Le difese del rugby contemporaneo sono iperaggressive e basano il proprio successo sulla capacità di mangiare spazio all’attacco salendo molto velocemente, in particolare quando il pallone è in volo tra un passaggio e l’altro, leggendone la traiettoria e andando a prendere il giocatore destinatario, mettendolo nel mirino.

Cosa succede, però, se la difesa quel destinatario del passaggio non può vederlo fino a quando non è ormai troppo tardi?

In entrambe le due mete premiate come segnatura della settimana delle Autumn Nations Series, i trequarti italiani rimangono nascosti fino all’ultimo secondo, non dando riferimenti alla difesa e sfruttando le loro ottime qualità di velocisti per invadere lo spazio mentre il pallone va allargandosi, fino a trovare inevitabilmente spazio dove inserirsi.

Nei 22 metri avversari l’Italia cambia modo di giocare. Non più 2-4-2, ma gruppi di tre giocatori che percuotono la difesa attaccando per linee dirette. Fuori, i trequarti organizzano una combinazione brillante con i due centri che attaccano alti, Pierre Bruno che mantiene la larghezza del campo e uno stack composto dall’ala opposta (Ioane) e dall’estremo (Capuozzo).

La difesa australiana cade nonostante sia ben più arcigna di quella samoana, ma nella clip della meta di Pierre Bruno possiamo vedere in azione si la struttura offensiva che lo stack dei trequarti, ovvero il loro allineamento verticale in preparazione della situazione da giocare.

Pierre Bruno mantiene come sempre la larghezza con i piedi sulla linea laterale del campo, mentre la difesa samoana, vedendo solo quello che appare come un grumo di giocatori di fronte a sé rimane stretta, permettendo poi ai giocatori nello stack di fare la differenza

Poche novità

Dopo la vittoria di Firenze, in conferenza stampa, Kieran Crowley ha risposto ad una domanda sullo sviluppo dell’attacco dell’Italia dicendo che lo staff sta lavorando al nuovo sistema offensivo da dopo il Sei Nazioni, ma che c’è voluto tempo e fiducia da parte dei giocatori per metterlo in pratica con successo.

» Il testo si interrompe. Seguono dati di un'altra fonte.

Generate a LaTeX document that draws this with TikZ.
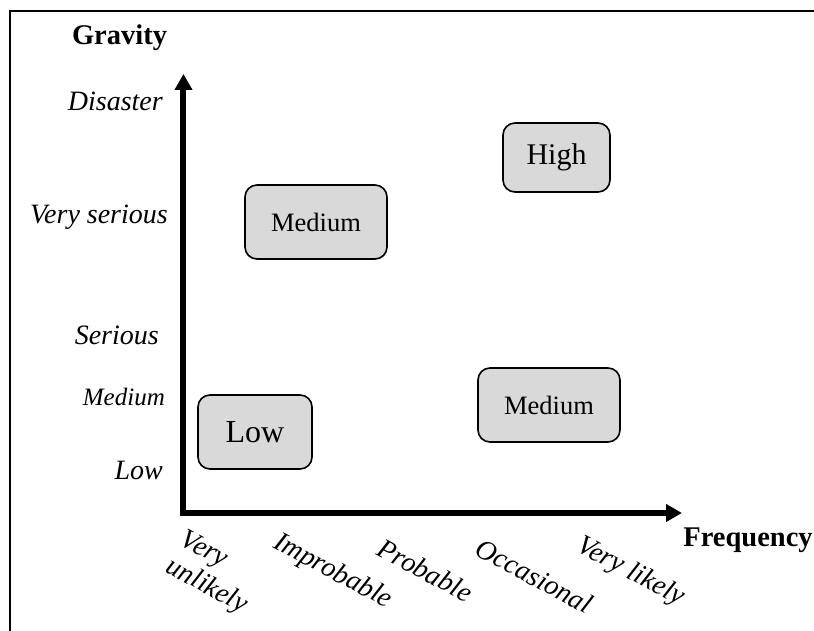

In effetti in questa clip di Georgia-Italia di luglio si può già vedere in azione l’ormai noto pod con quattro giocatori, dopo il punto d’incontro contrario al senso di gioco. L’esecuzione, però, è un po’ più approssimativa rispetto a quelle viste nelle due partite di novembre.

Come ha tenuto a sottolineare Michele Lamaro, i migliori risultati di questa finestra autunnale non sono frutto di un improvviso click che fa girare tutte le cose per il verso giusto, ma di un lavoro insistito, quotidiano e di cesello sui dettagli del sistema offensivo.

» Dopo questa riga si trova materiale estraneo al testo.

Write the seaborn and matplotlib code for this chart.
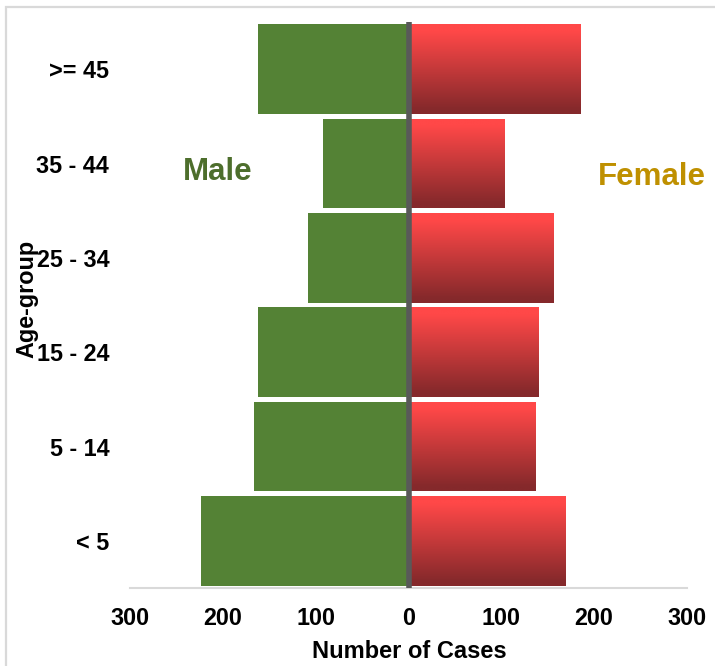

Sono quattro, però, gli aspetti fondamentali che hanno consentito all’Italia di migliorare in maniera così palpabile a distanza di quattro mesi: un lavoro sulle skills individuali, in particolare sul catch and pass ravvicinato da parte dei trequarti e sui pull back passes degli avanti, che ora sfidano molto di più la linea difensiva costringendola a farsi fissare; una rinnovata fiducia e una appropriazione da parte degli interpreti di quello che stanno facendo in campo, con un lavoro mentale non da poco che nasce probabilmente proprio dalla frustrazione di una brutta estate; un possesso quantitativamente e qualitativamente ottimo, grazie a fasi statiche ben funzionanti e ad un ottimo lavoro sul punto d’incontro, con il pallone che esce velocissimo; l’abbinamento rispetto agli avversari.

Samoa è una squadra poco strutturata difensivamente, con ottime individualità ma scarso tempo e modo di lavorare insieme per darsi gli strumenti adatti a sfidare il sistema azzurro. L’Australia, invece, ha deciso di contendere poco il possesso sul punto d’incontro ed è stata fisicamente battuta a livello di collisioni, oltre a non aver messo mai pressione agli Azzurri nel gioco aereo quando in possesso di palla.

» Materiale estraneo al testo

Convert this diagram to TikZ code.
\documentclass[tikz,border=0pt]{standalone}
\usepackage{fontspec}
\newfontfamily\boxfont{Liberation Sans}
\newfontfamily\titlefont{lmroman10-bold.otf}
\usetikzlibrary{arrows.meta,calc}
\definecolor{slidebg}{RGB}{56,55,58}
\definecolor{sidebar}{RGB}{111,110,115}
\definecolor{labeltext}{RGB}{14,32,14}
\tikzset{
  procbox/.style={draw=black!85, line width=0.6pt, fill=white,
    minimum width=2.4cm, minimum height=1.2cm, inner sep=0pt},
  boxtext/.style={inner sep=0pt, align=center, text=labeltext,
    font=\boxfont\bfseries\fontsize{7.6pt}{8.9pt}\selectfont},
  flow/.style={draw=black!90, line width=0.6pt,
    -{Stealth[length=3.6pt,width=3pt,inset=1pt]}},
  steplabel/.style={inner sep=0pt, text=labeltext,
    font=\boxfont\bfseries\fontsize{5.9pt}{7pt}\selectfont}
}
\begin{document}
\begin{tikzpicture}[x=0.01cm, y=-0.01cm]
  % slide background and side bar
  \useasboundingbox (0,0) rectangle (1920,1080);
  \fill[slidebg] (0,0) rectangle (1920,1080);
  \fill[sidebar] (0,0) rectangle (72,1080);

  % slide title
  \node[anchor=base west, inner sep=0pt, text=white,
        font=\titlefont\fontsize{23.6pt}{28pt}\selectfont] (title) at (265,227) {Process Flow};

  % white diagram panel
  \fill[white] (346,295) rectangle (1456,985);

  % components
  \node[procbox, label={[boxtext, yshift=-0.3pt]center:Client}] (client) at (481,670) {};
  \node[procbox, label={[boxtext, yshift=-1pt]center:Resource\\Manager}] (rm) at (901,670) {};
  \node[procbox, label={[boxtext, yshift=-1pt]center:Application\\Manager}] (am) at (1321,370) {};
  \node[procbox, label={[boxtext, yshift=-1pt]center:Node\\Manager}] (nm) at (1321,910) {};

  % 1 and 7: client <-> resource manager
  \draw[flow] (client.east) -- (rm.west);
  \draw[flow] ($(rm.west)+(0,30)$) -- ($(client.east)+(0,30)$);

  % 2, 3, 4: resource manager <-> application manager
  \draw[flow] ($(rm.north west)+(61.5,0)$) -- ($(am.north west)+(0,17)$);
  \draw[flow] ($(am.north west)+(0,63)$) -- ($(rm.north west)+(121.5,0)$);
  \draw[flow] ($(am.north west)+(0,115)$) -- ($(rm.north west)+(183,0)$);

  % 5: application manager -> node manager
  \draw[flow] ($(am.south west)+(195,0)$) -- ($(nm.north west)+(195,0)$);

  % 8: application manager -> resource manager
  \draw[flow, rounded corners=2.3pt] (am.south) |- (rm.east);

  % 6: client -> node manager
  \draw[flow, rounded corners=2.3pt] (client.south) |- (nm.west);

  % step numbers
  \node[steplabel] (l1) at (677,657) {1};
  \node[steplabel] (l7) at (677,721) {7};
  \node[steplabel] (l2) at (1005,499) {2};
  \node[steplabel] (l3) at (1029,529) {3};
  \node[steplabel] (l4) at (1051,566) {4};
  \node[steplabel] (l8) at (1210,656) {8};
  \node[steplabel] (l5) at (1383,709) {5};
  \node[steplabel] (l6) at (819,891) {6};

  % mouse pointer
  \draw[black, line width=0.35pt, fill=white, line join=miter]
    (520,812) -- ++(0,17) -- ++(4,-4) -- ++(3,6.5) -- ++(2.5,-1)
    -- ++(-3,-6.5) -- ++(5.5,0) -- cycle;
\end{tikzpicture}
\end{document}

Adesso per l’attacco azzurro arriva un nuovo esame, ancor più difficile dei precedenti. Il Sudafrica ha una delle difesa più forti al mondo, è una squadra difficile da battere sugli impatti, che ama mettere i bastoni fra le ruote al breakdown, è di livello elitario nelle fasi statiche, e fa del continuo uso del piede e della contesa aerea uno dei suoi marchi di fabbrica. Una sorta di possibile kryptonite con la quale l’Italia dovrà accettare di confrontarsi su terreni fino ad oggi sfavorevoli. Questa squadra, però, ha dimostrato di saper sovvertire gli stereotipi che l’hanno sempre contraddistinta.